Nestes locais mais altos, os riscos aumentam e tragédias ambientais podem resultar na morte de centenas de pessoas (Foto: Priscilla Melo/DP) |
Os
morros do Recife, como em outras partes do Brasil, são habitados por
pessoas mais pobres e vulneráveis. Estes locais não costumam possuir
edificações complexas por ficarem mais distantes da área central, assim
como não estão preparados urbanisticamente para isso.
Nestes
locais mais altos, os riscos aumentam e tragédias ambientais podem
resultar na morte de centenas de pessoas por conta da falta de
preparação do solo. Mesmo assim, segundo o engenheiro, arquiteto e
urbanista Arthur Andrade é possível construir com segurança nestas
regiões.
“Existem cidades como o Rio de
Janeiro que existem construções em áreas de morro e não possuem
problemas de deslizamento de terra. É possível ocupar de forma segura a
partir de um planejamento, de um projeto de residências, de edifícios.

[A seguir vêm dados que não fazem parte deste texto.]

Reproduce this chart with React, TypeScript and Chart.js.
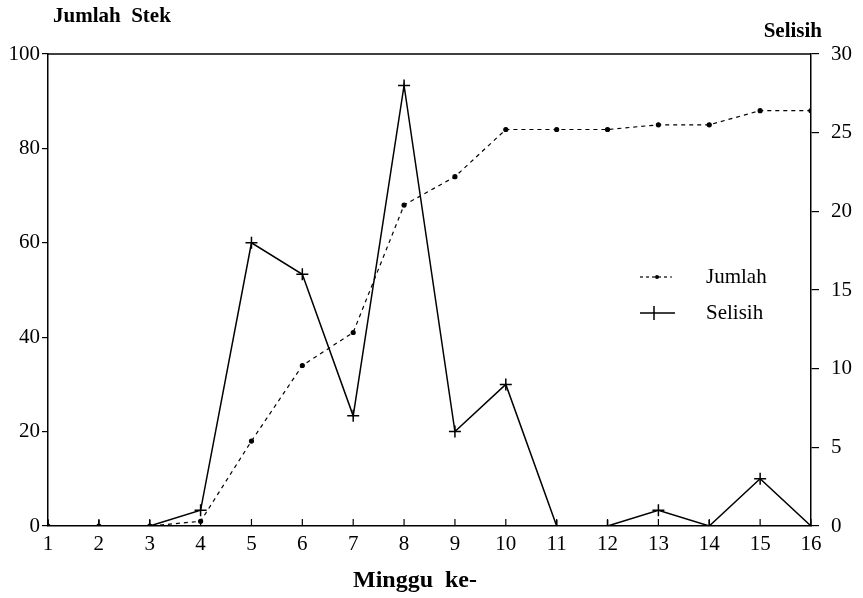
import React, { useEffect, useRef } from "react";
import { Chart, registerables } from "chart.js";

Chart.register(...registerables);

const weeks = [1, 2, 3, 4, 5, 6, 7, 8, 9, 10, 11, 12, 13, 14, 15, 16];
const jumlah = [0, 0, 0, 1, 18, 34, 41, 68, 74, 84, 84, 84, 85, 85, 88, 88];
const selisih = [0, 0, 0, 1, 18, 16, 7, 28, 6, 9, 0, 0, 1, 0, 3, 0];
const leftTickStep = 20;
const rightTickStep = 5;

const leftTitle = "Jumlah  Stek";
const rightTitle = "Selisih";
const xTitle = "Minggu  ke-";
const legendJumlah = "Jumlah";
const legendSelisih = "Selisih";

const SERIF = '"Liberation Serif", "DejaVu Serif", serif';

const decor = {
  id: "decor",
  afterDraw(chart: any) {
    const { ctx, chartArea: a, scales } = chart;
    ctx.save();
    ctx.strokeStyle = "#000";
    ctx.lineWidth = 1.5;
    ctx.beginPath();
    ctx.moveTo(a.left, a.top);
    ctx.lineTo(a.right, a.top);
    ctx.stroke();

    const xs = scales.x;
    ctx.lineWidth = 1.2;
    weeks.forEach((v) => {
      const px = xs.getPixelForValue(v);
      ctx.beginPath();
      ctx.moveTo(px, a.bottom);
      ctx.lineTo(px, a.bottom - 7);
      ctx.stroke();
    });

    ctx.fillStyle = "#000";
    ctx.textBaseline = "alphabetic";
    ctx.font = `bold 21px ${SERIF}`;
    ctx.textAlign = "left";
    ctx.fillText(leftTitle, 53, 22);
    ctx.textAlign = "right";
    ctx.fillText(rightTitle, 822, 37);
    ctx.font = `bold 24px ${SERIF}`;
    ctx.textAlign = "center";
    ctx.fillText(xTitle, 415, 587);

    // legend
    ctx.font = `21px ${SERIF}`;
    ctx.textAlign = "left";
    ctx.textBaseline = "middle";
    ctx.lineWidth = 1.2;
    ctx.setLineDash([3, 3]);
    ctx.beginPath();
    ctx.moveTo(640, 277);
    ctx.lineTo(672, 277);
    ctx.stroke();
    ctx.setLineDash([]);
    ctx.beginPath();
    ctx.arc(657, 277, 2, 0, Math.PI * 2);
    ctx.fill();
    ctx.fillText(legendJumlah, 706, 277);

    ctx.lineWidth = 1.5;
    ctx.beginPath();
    ctx.moveTo(640, 313);
    ctx.lineTo(675, 313);
    ctx.moveTo(654, 306);
    ctx.lineTo(654, 320);
    ctx.stroke();
    ctx.fillText(legendSelisih, 706, 313);
    ctx.restore();
  },
};

export default function App() {
  const ref = useRef<HTMLCanvasElement | null>(null);

  useEffect(() => {
    if (!ref.current) return;
    const chart = new Chart(ref.current, {
      type: "line",
      data: {
        datasets: [
          {
            label: legendJumlah,
            data: weeks.map((w, i) => ({ x: w, y: jumlah[i] })),
            yAxisID: "y",
            borderColor: "#000",
            backgroundColor: "#000",
            borderWidth: 1.2,
            borderDash: [4, 4],
            pointRadius: 2,
            pointStyle: "circle",
            tension: 0,
          },
          {
            label: legendSelisih,
            data: weeks.map((w, i) => ({ x: w, y: selisih[i] })),
            yAxisID: "y1",
            borderColor: "#000",
            backgroundColor: "#000",
            borderWidth: 1.5,
            pointRadius: 6,
            pointStyle: "cross",
            pointBorderWidth: 1.5,
            tension: 0,
          },
        ],
      },
      options: {
        animation: false,
        responsive: false,
        layout: { padding: { top: 54, left: 0, right: 0, bottom: 0 } },
        plugins: { legend: { display: false }, tooltip: { enabled: false } },
        scales: {
          x: {
            type: "linear",
            min: 1,
            max: 16,
            grid: { display: false, drawTicks: false },
            border: { display: true, color: "#000", width: 1.5 },
            ticks: {
              stepSize: 1,
              color: "#000",
              font: { family: SERIF, size: 21 },
              padding: 6,
            },
            afterFit: (s: any) => {
              s.height = 72;
            },
          },
          y: {
            position: "left",
            min: 0,
            max: 100,
            grid: { drawOnChartArea: false, color: "#000", tickLength: 6, lineWidth: 1.2 },
            border: { display: true, color: "#000", width: 1.5 },
            ticks: {
              stepSize: leftTickStep,
              color: "#000",
              font: { family: SERIF, size: 21 },
              padding: 2,
            },
            afterFit: (s: any) => {
              s.width = 48;
            },
          },
          y1: {
            position: "right",
            min: 0,
            max: 30,
            grid: { drawOnChartArea: false, color: "#000", tickLength: 8, lineWidth: 1.2 },
            border: { display: true, color: "#000", width: 1.5 },
            ticks: {
              stepSize: rightTickStep,
              color: "#000",
              font: { family: SERIF, size: 21 },
              padding: 12,
            },
            afterFit: (s: any) => {
              s.width = 52;
            },
          },
        },
      },
      plugins: [decor],
    });
    return () => chart.destroy();
  }, []);

  return (
    <div style={{ position: "fixed", left: 0, top: 0, width: 863, height: 598, background: "#fff" }}>
      <canvas ref={ref} width={863} height={598} />
    </div>
  );
}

Nos que já estão ocupados, é importante ter atenção, fiscalizando,
orientando a população, construindo muros de contenção e investindo em
drenagem para que seja viável e possível construir nestas áreas de
morro”, explica.
Arthur ainda destaca que
no bairro de Aldeia, em Camaragibe, os morros não sofrem com
deslizamentos, uma vez que houve planejamento para construção das
moradias.
Para o engenheiro ambiental Gabriel Mendes, é importante que haja planejamento antes de expandir as construções nos morros.
“Um
planejamento detalhado a partir do Plano Diretor pode definir as áreas
verdes que serão protegidas, traçar incentivos à densidade urbana,
fiscalizar para controlar o aglomerado de moradias na cidade e preservar
as zonas verdes. A gente pode ter uma fiscalização mais eficiente,
promover incentivo à preservação com programas que envolvem pagamento de
serviços e que valorizem a questão da floresta”, pontua.
De
acordo com a gestão municipal, nos últimos três anos, foram concluídas
96 obras de encostas nos morros e está executando mais 56 contenções na
cidade. Entre os trabalhos, estão serviços de micro e macrodrenagem,
limpeza de canais, contenção de encostas, prevenção e monitoramento em
áreas de risco, mutirões e eliminação de pontos críticos de alagamento.
Além disso, no dia 8 de maio, a Prefeitura do Recife assegurou, junto ao Governo Federal, R$ 126,8 milhões do Programa de Aceleração do Crescimento (PAC) Seleções. Os
recursos serão utilizados em sete obras de proteção de encostas e de
urbanização de comunidades vulneráveis em diversos bairros da cidade.